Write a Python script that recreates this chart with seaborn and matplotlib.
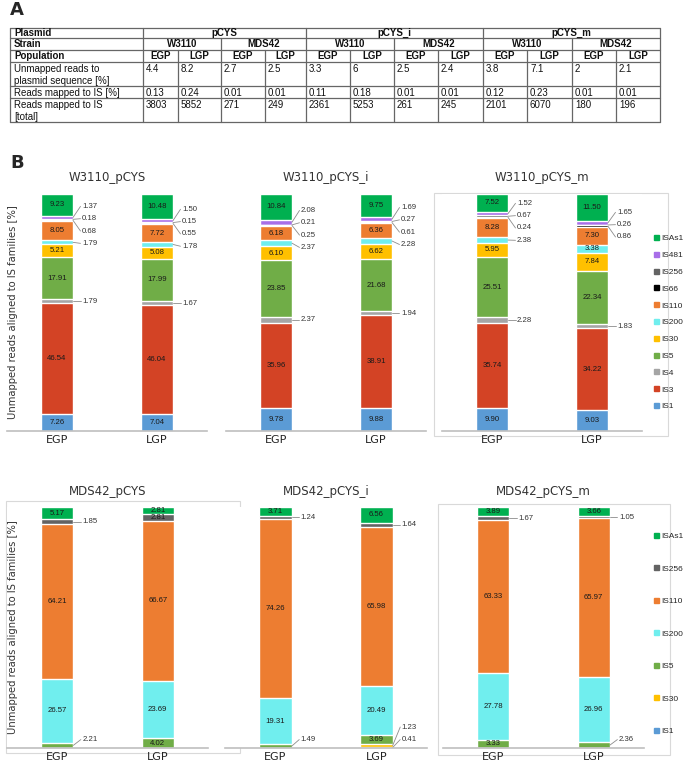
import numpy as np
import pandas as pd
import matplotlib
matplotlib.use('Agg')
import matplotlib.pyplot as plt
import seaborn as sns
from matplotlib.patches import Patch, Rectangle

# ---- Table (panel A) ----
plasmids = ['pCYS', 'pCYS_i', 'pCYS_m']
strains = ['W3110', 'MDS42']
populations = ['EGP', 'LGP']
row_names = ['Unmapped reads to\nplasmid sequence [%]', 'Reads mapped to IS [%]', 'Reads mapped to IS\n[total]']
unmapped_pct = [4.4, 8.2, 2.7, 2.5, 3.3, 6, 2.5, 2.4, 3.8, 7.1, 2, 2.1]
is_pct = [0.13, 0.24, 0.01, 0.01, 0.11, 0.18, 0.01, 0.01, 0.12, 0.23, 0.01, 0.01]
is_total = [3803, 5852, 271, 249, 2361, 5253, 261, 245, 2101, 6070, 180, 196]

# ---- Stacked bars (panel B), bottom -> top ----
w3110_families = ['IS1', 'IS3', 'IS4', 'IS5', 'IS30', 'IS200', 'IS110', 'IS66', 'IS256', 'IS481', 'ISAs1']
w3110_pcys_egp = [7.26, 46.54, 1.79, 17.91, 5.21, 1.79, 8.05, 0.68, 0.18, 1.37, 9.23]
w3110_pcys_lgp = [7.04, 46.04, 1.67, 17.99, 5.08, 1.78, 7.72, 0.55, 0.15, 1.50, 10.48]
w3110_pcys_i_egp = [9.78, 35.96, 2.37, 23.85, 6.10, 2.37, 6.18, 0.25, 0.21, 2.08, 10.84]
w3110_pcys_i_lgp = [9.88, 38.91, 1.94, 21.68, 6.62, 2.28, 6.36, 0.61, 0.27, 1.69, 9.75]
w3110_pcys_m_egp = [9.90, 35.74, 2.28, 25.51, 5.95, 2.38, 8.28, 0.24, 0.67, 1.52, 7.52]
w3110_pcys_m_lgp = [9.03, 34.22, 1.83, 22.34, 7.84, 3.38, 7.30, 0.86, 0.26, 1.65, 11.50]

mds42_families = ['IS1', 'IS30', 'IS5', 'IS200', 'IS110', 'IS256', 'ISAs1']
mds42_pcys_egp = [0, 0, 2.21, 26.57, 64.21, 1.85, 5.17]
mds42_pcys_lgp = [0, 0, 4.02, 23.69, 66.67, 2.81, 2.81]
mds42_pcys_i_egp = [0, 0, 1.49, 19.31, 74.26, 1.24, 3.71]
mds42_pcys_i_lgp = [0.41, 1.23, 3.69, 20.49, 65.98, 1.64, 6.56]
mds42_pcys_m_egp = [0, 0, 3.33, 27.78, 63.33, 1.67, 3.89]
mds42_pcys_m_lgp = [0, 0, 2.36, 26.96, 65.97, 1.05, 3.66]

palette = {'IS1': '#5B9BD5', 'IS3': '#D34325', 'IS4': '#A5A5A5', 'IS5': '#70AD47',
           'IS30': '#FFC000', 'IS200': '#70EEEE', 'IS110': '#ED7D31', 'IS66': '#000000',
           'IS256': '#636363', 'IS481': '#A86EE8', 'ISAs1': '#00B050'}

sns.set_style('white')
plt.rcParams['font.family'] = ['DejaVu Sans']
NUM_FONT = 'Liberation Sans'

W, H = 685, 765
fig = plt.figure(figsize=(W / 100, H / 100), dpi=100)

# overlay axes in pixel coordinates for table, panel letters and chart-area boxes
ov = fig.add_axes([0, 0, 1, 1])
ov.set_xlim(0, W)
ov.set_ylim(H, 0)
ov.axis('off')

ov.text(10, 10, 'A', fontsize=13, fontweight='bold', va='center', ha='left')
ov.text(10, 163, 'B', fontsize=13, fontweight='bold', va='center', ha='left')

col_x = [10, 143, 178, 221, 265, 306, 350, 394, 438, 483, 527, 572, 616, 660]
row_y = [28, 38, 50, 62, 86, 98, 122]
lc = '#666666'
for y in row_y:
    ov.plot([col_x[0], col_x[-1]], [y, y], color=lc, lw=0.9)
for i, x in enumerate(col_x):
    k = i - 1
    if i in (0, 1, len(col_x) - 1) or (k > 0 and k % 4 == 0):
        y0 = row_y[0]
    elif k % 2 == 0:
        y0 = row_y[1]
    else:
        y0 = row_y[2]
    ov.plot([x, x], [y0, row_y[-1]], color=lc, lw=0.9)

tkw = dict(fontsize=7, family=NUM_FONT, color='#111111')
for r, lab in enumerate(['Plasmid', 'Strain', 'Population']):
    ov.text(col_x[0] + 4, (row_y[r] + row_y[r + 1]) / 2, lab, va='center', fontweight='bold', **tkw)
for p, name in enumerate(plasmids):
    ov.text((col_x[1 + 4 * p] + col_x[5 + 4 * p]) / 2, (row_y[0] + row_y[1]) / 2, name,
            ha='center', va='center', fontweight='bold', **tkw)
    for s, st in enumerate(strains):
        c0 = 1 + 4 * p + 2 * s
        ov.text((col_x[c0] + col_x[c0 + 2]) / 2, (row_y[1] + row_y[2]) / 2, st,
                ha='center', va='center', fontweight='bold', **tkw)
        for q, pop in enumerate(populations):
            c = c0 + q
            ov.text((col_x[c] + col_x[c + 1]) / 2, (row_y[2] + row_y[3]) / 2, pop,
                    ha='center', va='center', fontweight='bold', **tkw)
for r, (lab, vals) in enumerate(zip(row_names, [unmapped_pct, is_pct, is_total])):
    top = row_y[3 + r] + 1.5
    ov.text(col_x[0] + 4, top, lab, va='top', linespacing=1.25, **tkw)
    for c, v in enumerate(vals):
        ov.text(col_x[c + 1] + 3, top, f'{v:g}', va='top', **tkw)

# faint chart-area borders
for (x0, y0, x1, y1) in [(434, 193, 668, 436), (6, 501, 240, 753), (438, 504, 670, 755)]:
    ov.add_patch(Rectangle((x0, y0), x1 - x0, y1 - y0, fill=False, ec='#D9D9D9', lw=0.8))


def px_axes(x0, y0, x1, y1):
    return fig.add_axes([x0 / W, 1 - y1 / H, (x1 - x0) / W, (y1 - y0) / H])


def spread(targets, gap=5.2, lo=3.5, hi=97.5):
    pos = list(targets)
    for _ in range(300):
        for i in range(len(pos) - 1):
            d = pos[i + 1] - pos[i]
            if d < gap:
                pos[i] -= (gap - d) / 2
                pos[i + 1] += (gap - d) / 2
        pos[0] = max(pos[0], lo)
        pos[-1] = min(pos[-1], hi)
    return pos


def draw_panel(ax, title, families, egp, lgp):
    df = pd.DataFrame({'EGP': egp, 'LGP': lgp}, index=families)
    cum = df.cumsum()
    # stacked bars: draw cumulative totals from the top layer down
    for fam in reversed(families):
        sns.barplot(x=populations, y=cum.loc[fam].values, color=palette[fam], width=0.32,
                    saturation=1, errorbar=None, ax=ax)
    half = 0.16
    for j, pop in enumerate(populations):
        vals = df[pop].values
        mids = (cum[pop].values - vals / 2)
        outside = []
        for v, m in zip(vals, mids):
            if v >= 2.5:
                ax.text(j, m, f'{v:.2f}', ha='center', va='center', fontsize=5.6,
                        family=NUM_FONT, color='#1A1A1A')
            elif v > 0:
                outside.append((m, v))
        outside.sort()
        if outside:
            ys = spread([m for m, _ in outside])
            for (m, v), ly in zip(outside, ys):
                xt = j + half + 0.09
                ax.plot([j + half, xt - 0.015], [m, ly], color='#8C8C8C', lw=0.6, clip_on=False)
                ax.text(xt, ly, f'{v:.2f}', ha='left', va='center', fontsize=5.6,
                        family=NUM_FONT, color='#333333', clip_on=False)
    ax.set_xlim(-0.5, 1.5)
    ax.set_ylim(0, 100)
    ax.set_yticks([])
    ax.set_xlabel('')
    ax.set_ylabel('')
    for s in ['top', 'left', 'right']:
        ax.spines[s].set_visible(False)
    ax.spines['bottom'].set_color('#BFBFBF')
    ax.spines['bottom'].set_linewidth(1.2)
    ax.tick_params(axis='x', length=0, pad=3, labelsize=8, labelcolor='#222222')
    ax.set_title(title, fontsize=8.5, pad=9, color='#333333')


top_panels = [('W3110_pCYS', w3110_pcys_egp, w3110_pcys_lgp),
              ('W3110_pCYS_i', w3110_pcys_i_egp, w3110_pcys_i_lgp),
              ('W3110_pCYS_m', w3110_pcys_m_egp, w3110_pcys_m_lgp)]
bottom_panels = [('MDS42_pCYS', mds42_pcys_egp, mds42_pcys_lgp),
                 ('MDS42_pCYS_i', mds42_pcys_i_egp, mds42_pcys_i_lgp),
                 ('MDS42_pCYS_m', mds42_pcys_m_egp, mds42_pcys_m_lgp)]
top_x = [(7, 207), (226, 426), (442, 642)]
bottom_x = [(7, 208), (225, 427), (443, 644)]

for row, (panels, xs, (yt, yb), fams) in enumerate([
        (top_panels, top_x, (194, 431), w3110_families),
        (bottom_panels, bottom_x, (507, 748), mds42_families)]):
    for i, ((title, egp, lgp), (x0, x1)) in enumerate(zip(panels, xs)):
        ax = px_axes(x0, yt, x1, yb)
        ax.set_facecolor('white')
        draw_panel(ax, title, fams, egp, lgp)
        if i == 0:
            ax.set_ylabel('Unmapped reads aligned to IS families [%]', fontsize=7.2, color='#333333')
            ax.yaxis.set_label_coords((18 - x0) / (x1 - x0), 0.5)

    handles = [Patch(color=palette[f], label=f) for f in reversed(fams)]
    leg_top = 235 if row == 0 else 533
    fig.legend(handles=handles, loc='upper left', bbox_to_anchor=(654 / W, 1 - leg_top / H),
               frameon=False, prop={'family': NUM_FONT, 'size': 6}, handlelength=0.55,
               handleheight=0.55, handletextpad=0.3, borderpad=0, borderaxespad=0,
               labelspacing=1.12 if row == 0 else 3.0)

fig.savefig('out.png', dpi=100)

● **Given request**
Set down again, exactly, the lines of the material above from its first line to the one with "from matplotlib.patches import", inclusive. Leave the pictures out.

● **Result of this exercise**
Write a Python script that recreates this chart with seaborn and matplotlib.
import numpy as np
import pandas as pd
import matplotlib
matplotlib.use('Agg')
import matplotlib.pyplot as plt
import seaborn as sns
from matplotlib.patches import Patch, Rectangle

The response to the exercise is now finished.